Another deleterious effect is the delay in the signal which for geostationary orbits is about 250 milliseconds.

Finally, there are market issues involved with developing satellite based technologies. Iridium has become the prime example of how not to market a new technology. Iridium, a consortium led by Motorola, developed a handheld device that could be used anywhere in the world, without regard for the robustness—or lack of it—for the local phone system. Iridium launched a constellation of satellites to transmit signals, and waited expectantly for
customers to jump on the new technology.

Reveling in the fact that they had succeeded in placing the birds in orbit, conquered the handoff problem, and produced a strong enough signal, the company simply failed to determine whether there would be any customers for this service. It turned out there were not.

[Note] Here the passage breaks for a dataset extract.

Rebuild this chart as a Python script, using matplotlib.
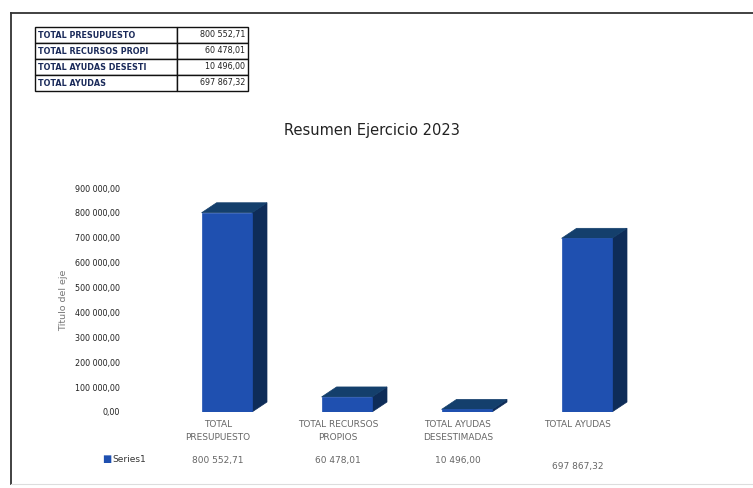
import matplotlib
matplotlib.use("Agg")
import matplotlib.pyplot as plt
from matplotlib.patches import Polygon
from matplotlib.lines import Line2D

categories = ["TOTAL\nPRESUPUESTO", "TOTAL RECURSOS\nPROPIOS", "TOTAL AYUDAS\nDESESTIMADAS", "TOTAL AYUDAS"]
values = [800552.71, 60478.01, 10496.00, 697867.32]
value_labels = ["800 552,71", "60 478,01", "10 496,00", "697 867,32"]
table_labels = ["TOTAL PRESUPUESTO", "TOTAL RECURSOS PROPI", "TOTAL AYUDAS DESESTI", "TOTAL AYUDAS"]
yticks = [0, 100000, 200000, 300000, 400000, 500000, 600000, 700000, 800000, 900000]
ytick_labels = ["0,00", "100 000,00", "200 000,00", "300 000,00", "400 000,00",
                "500 000,00", "600 000,00", "700 000,00", "800 000,00", "900 000,00"]
series_name = "Series1"
title = "Resumen Ejercicio 2023"

W, H = 753, 488
fig = plt.figure(figsize=(W / 100, H / 100), dpi=100)
fig.patch.set_facecolor("white")

def fx(px):
    return px / W

def fy(py):
    return 1 - py / H

# outer frame
fig.add_artist(Line2D([fx(11), fx(11)], [fy(13), fy(484)], color="#333333", lw=1.3))
fig.add_artist(Line2D([fx(11), fx(753)], [fy(13), fy(13)], color="#333333", lw=1.3))
fig.add_artist(Line2D([fx(11), fx(753)], [fy(484), fy(484)], color="#dddddd", lw=0.8))

# main axes
ax_left, ax_right = 162, 642
ax_top, ax_bottom = 188, 412
ax = fig.add_axes([fx(ax_left), fy(ax_bottom), fx(ax_right - ax_left), (ax_bottom - ax_top) / H])
ax.set_xlim(-0.5, len(categories) - 0.5)
ax.set_ylim(0, 900000)
for s in ax.spines.values():
    s.set_visible(False)
ax.set_xticks([])
ax.set_yticks(yticks)
ax.set_yticklabels(ytick_labels, fontsize=5.8, color="#222222")
ax.tick_params(axis="y", length=0, pad=30)
ax.set_ylabel("Título del eje", fontsize=6.8, color="#777777")
ax.yaxis.set_label_coords(-0.195, 0.5)

# bars with pseudo-3D depth
bar_w = 0.42
shift = 0.04
dx = 15 / 120.0                         # depth offset in category units
dy = 10 * 900000 / (ax_bottom - ax_top)  # depth offset in value units
front = "#1f50b0"
side = "#0e2c58"
top = "#143f6c"
for i, v in enumerate(values):
    x0 = i + shift - bar_w / 2
    x1 = i + shift + bar_w / 2
    ax.bar(i + shift, v, width=bar_w, color=front, edgecolor=front, lw=0.5, zorder=3)
    ax.add_patch(Polygon([[x1, 0], [x1 + dx, dy], [x1 + dx, v + dy], [x1, v]],
                         closed=True, facecolor=side, edgecolor=side, lw=0.5, zorder=2))
    ax.add_patch(Polygon([[x0, v], [x0 + dx, v + dy], [x1 + dx, v + dy], [x1, v]],
                         closed=True, facecolor=top, edgecolor=top, lw=0.5, zorder=2))

# category labels and data row
for i, (c, vl) in enumerate(zip(categories, value_labels)):
    xpos = ax_left + 60 + 120 * i - 4
    fig.text(fx(xpos), fy(420), c, ha="center", va="top", fontsize=6.5,
             color="#666666", linespacing=1.6)
    ypos = 460 if i < 3 else 466
    fig.text(fx(xpos), fy(ypos), vl, ha="center", va="center", fontsize=6.5, color="#666666")

# legend key
fig.text(fx(102), fy(459), "■", ha="left", va="center", fontsize=7, color=front)
fig.text(fx(112), fy(459), series_name, ha="left", va="center", fontsize=6.5, color="#333333")

# title
fig.text(fx(372), fy(131), title, ha="center", va="center", fontsize=10.5, color="#222222")

# summary table
tax = fig.add_axes([fx(35), fy(91), fx(213), 64 / H])
tax.axis("off")
tbl = tax.table(cellText=[[a, b] for a, b in zip(table_labels, value_labels)],
                colWidths=[142 / 213, 71 / 213], cellLoc="left", loc="center",
                bbox=[0, 0, 1, 1])
tbl.auto_set_font_size(False)
for (r, c), cell in tbl.get_celld().items():
    cell.set_linewidth(1.0)
    cell.set_edgecolor("#111111")
    cell.PAD = 0.02
    t = cell.get_text()
    t.set_fontsize(5.8)
    if c == 0:
        t.set_fontweight("bold")
        t.set_color("#1a2a5a")
    else:
        t.set_horizontalalignment("right")
        t.set_color("#222222")
        cell.PAD = 0.04

fig.savefig("out.png", dpi=100, facecolor="white")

The customer base was undersubscribed by almost 70 per cent of the breakeven point and the company filed for Chapter 11 bankruptcy protection.  The system is now turned off.  Just because you build it, does not’t mean they will come.

Wireless services enjoy a great deal of popularity and, although we all have our stories to tell about drivers talking on the phone, they appear to be headed for greater proliferation and use. As the technologies mature, more services will undoubtedly be added which will increase the value of the investments all these companies are making. In most market service areas, the local RBOC remains the primary provider of cellular service and an out
of region RBOC doing business as Cellular One is usually next.  Sprint PCS, AT&T Cellular and others also compete and are investing heavily in digital technologies.   Eventually, all analog technologies will be replaced by digital.

Satellite technologies continue to improve, but costs remain substantially higher than terrestrial technologies. The cost of launch, while coming down due to commercialization of launches and reuse programs like the SpaceShuttle, are nonetheless substantially higher than other technologies aimed at individual end users.

Where satellite has been spectacularly successful is in deploying such technologies at GPS. The development of these handheld instruments has virtually revolutionized navigation. The successful implementation of INMARSAT, International Marine Satellites, by an international consortium of governments, provides virtually global tracking of ships at sea. (INMARSAT B coverage does not extend over the poles.) But the success of this venture is based
primarily upon its being conducted by governments. Whether it could have succeeded as a private venture is open to question.